Republicans Ken Hollis and Dave Treen and Democrat John Kennedy are now out of the governor's race. Hollis will run for re-election to his Metairie state Senate seat; Kennedy will seek re-election as state treasurer; and Treen, a former governor, will not run for office this year.
Kennedy reached his decision on his own after testing the waters for months. He's a popular treasurer, so his decision to run for his current job will likely send two would-be treasurers looking elsewhere. State Sen. Willie Mount of Lake Charles had eyed Kennedy's job, as had state Rep. Tony Perkins of Baton Rouge. Mount, a first-term Democrat, will probably run for her Senate seat again. Look for Perkins, a Republican with strong ties to the Religious Right, to run for state insurance commissioner -- with help from Gov. Mike Foster.
On the GOP side of the governor's race, an ad hoc committee of party financiers has worked for nearly six months to pare down the field of seven Republican candidates. Their efforts finally bore fruit when four of the candidates agreed to meet with the committee, make their pitches, and then stand down if the committee anointed one of them over the others.
The committee, led by Lockport shipbuilder Boysie Bollinger, reached a consensus to back Houma state Rep. Hunt Downer, who had been Bollinger's favorite. Treen and Hollis then dropped out in short order. Treen also endorsed Downer. Hollis says his endorsement will be the subject of a future press conference.
The fourth GOP candidate to participate in the winnowing process was state Senate President John Hainkel of New Orleans. Hainkel's official position is that he's evaluating his chances. Polls and fundraising already suggest strongly that he'll pull out.
In addition to Downer, the remaining Republicans are former health secretary Bobby Jindal, who has Foster's all-out support; former Legislative Auditor Dan Kyle; and Public Service Commissioner Jay Blossman of St. Tammany. Kyle and Jindal refused all along to participate in the committee meeting; Blossman reportedly was going to participate but then changed his mind.
In recent polls, Jindal had surged to the front of the GOP pack, but that was before last week's developments. The ad hoc committee's backing and Treen's endorsement will boost Downer's standing significantly. Treen was virtually tied with Jindal for the GOP lead in the latest statewide survey.
Kyle has not yet started advertising, yet he polled a respectable 5 percent in the latest survey. People who know Kyle say it's unlikely he'll pull out of the race -- at least, not in response to party or political pressure.
Blossman, despite saturating the airwaves with TV ads, hasn't moved off the bottom in any statewide polls. He has a ton of family money, but his failure to show any progress (particularly after news that he let a utility that he regulates pay for a spa treatment in Santa Fe) may force him to join Hainkel in re-evaluating his prospects.
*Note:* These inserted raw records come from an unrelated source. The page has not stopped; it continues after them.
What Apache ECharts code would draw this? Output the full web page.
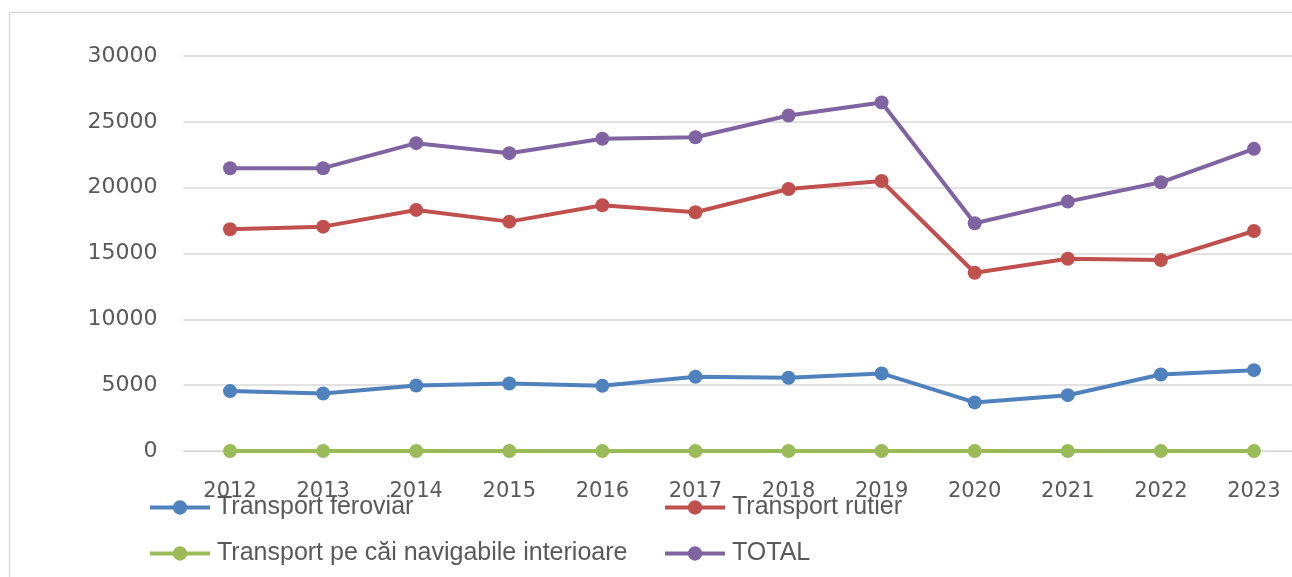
<!DOCTYPE html>
<html>
<head>
<meta charset="utf-8">
<script src="https://cdn.jsdelivr.net/npm/echarts@6/dist/echarts.min.js"></script>
<style>
  html, body { margin: 0; padding: 0; background: #fff; }
  #chart { width: 1292px; height: 577px; }
</style>
</head>
<body>
<div id="chart"></div>
<script>
// ani pe axa X
const years = ["2012", "2013", "2014", "2015", "2016", "2017", "2018", "2019", "2020", "2021", "2022", "2023"];
// valori
const feroviar = [4550, 4370, 4980, 5130, 4950, 5640, 5560, 5890, 3690, 4240, 5810, 6140];
const rutier = [16840, 17040, 18310, 17420, 18660, 18130, 19900, 20510, 13540, 14600, 14510, 16710];
const navigabile = [0, 0, 0, 0, 0, 0, 0, 0, 0, 0, 0, 0];
const total = [21480, 21480, 23380, 22620, 23710, 23830, 25480, 26470, 17300, 18940, 20410, 22950];

const names = [
  "Transport feroviar",
  "Transport rutier",
  "Transport pe căi navigabile interioare",
  "TOTAL",
];
const colors = ["#4F81BD", "#C0504D", "#9BBB59", "#8064A2"];

const labelFont = "'DejaVu Sans', sans-serif";
const legendFont = "'Liberation Sans', Arial, sans-serif";

function lineSeries(name, data, color) {
  return {
    name: name,
    type: "line",
    data: data,
    symbol: "circle",
    symbolSize: 14,
    itemStyle: { color: color },
    lineStyle: { color: color, width: 4 },
    animation: false,
  };
}

const legendCommon = {
  orient: "vertical",
  top: 495,
  padding: 0,
  itemWidth: 60,
  itemHeight: 18,
  itemGap: 21,
  lineStyle: { width: 4 },
  textStyle: { fontFamily: legendFont, fontSize: 25, color: "#595959", padding: [0, 0, 0, 2] },
};

const myChart = echarts.init(document.getElementById("chart"));
myChart.setOption({
  backgroundColor: "#fff",
  color: colors,
  graphic: [
    {
      type: "polyline",
      shape: { points: [[9.5, 600], [9.5, 12.5], [1300, 12.5]] },
      style: { fill: null, stroke: "#d9d9d9", lineWidth: 1.5 },
      silent: true,
    },
  ],
  legend: [
    Object.assign({}, legendCommon, { left: 148, data: [names[0], names[2]] }),
    Object.assign({}, legendCommon, { left: 663, data: [names[1], names[3]] }),
  ],
  // graficul original e tăiat la dreapta, de aceea lățimea trece de marginea ferestrei
  grid: { left: 183.5, width: 1117, top: 56, bottom: 126, outerBoundsMode: "none", containLabel: false },
  xAxis: {
    type: "category",
    data: years,
    boundaryGap: true,
    axisLine: { show: true, lineStyle: { color: "#d9d9d9" } },
    axisTick: { show: false },
    axisLabel: { fontFamily: labelFont, fontSize: 21, color: "#595959", margin: 30 },
  },
  yAxis: {
    type: "value",
    min: 0,
    max: 30000,
    interval: 5000,
    axisLine: { show: false },
    axisTick: { show: false },
    axisLabel: {
      fontFamily: labelFont,
      fontSize: 22,
      color: "#595959",
      margin: 26,
      formatter: (v) => String(v),
    },
    splitLine: { lineStyle: { color: "#d9d9d9", width: 1.5 } },
  },
  series: [
    lineSeries(names[0], feroviar, colors[0]),
    lineSeries(names[1], rutier, colors[1]),
    lineSeries(names[2], navigabile, colors[2]),
    lineSeries(names[3], total, colors[3]),
  ],
});
</script>
</body>
</html>
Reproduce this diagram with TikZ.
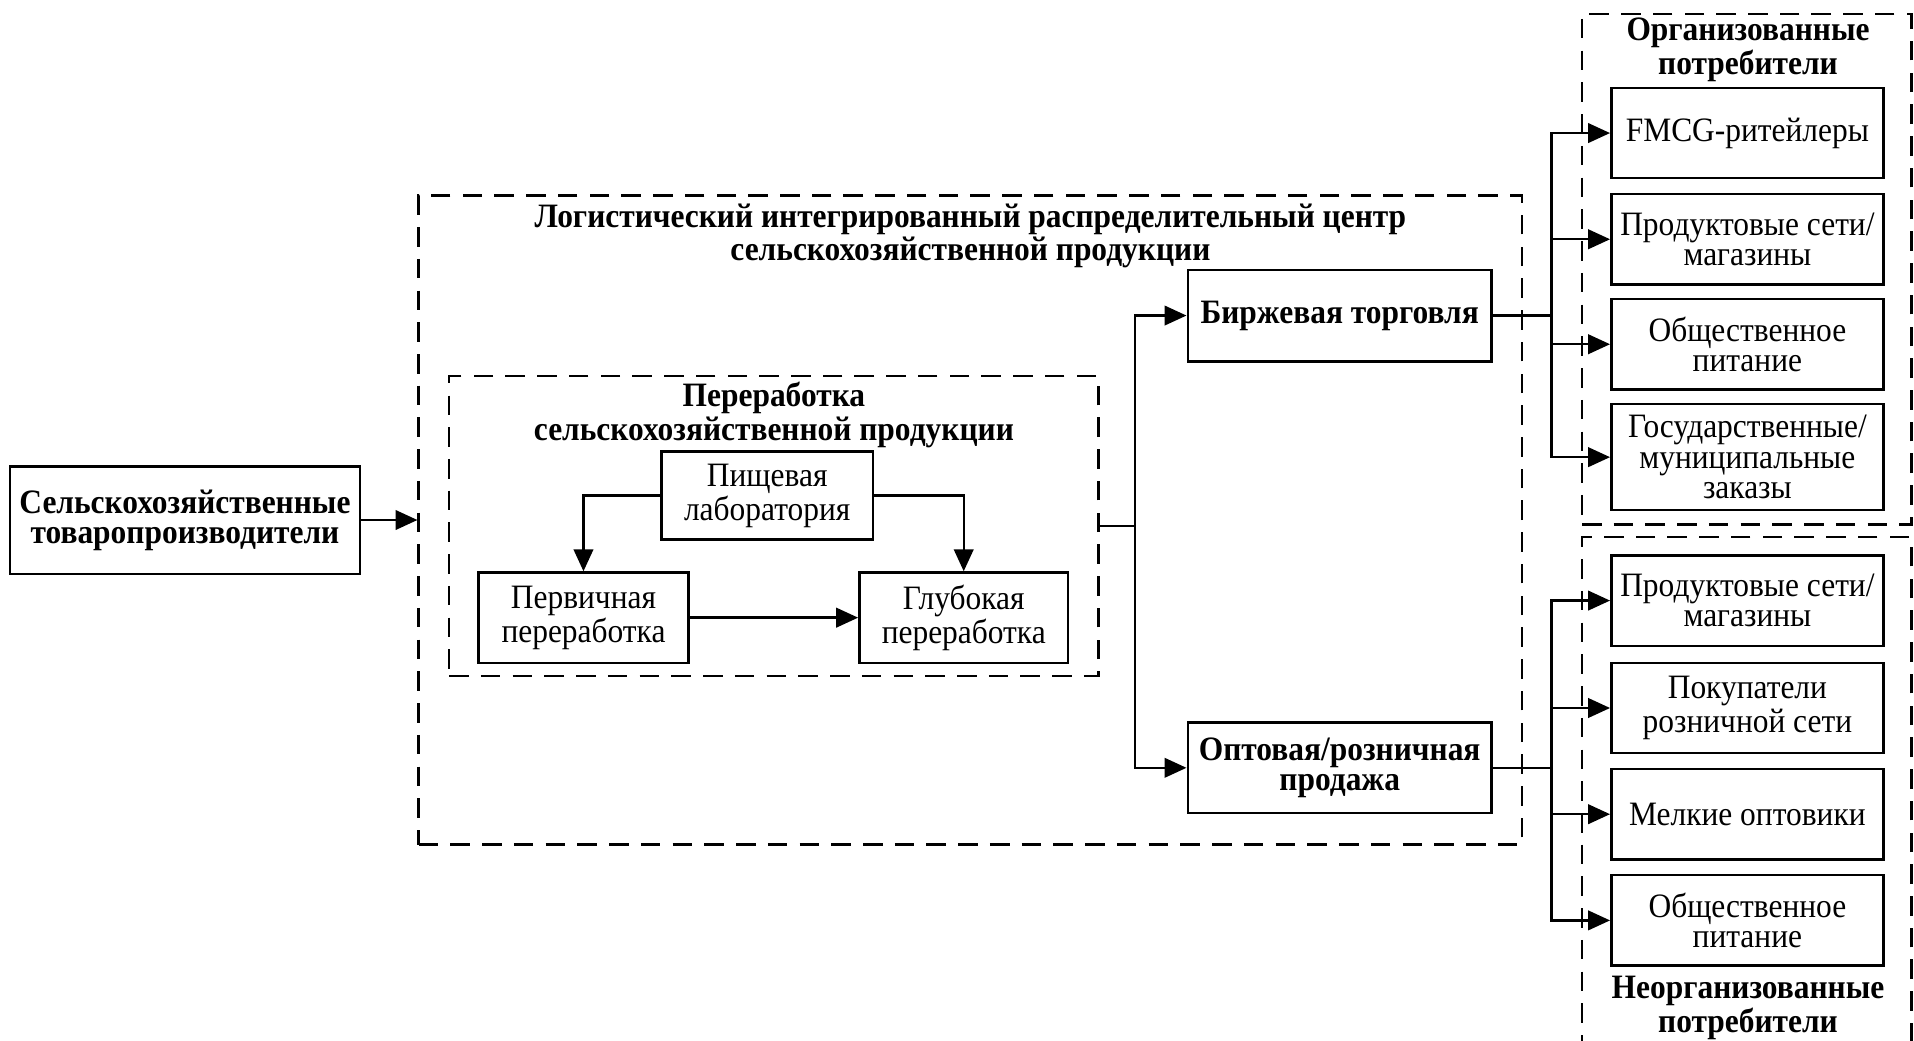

The ad hoc committee's goal is to prevent two Democrats from making the runoff for governor. Treen's and Hollis' withdrawals went a long way toward that goal, but Kennedy's decision may have upset the GOP plan.
In fact, former Senate President Randy Ewing, a centrist Democrat from north Louisiana, probably benefited as much as Downer from last week's developments. Ewing, like Kennedy, taps deeply into the reform vote. Philosophically and politically, he's the natural heir to Kennedy's vote. A business owner (timber), he has substantial personal wealth to put into the race, and he has raised a million dollars or more from contributors. Now his only opponent in the middle is Lt. Gov. Kathleen Blanco, another Democrat. Blanco has consistently led all surveys, by the way.
Meanwhile, among traditional Democrats, Attorney General Richard Ieyoub continues to lead former state Rep. Buddy Leach by a wide margin. Statewide, Ieyoub runs second in the polls.
All of which means that the GOP bigwigs still have some work to do. Look for news from Hainkel and Blossman in the weeks to come.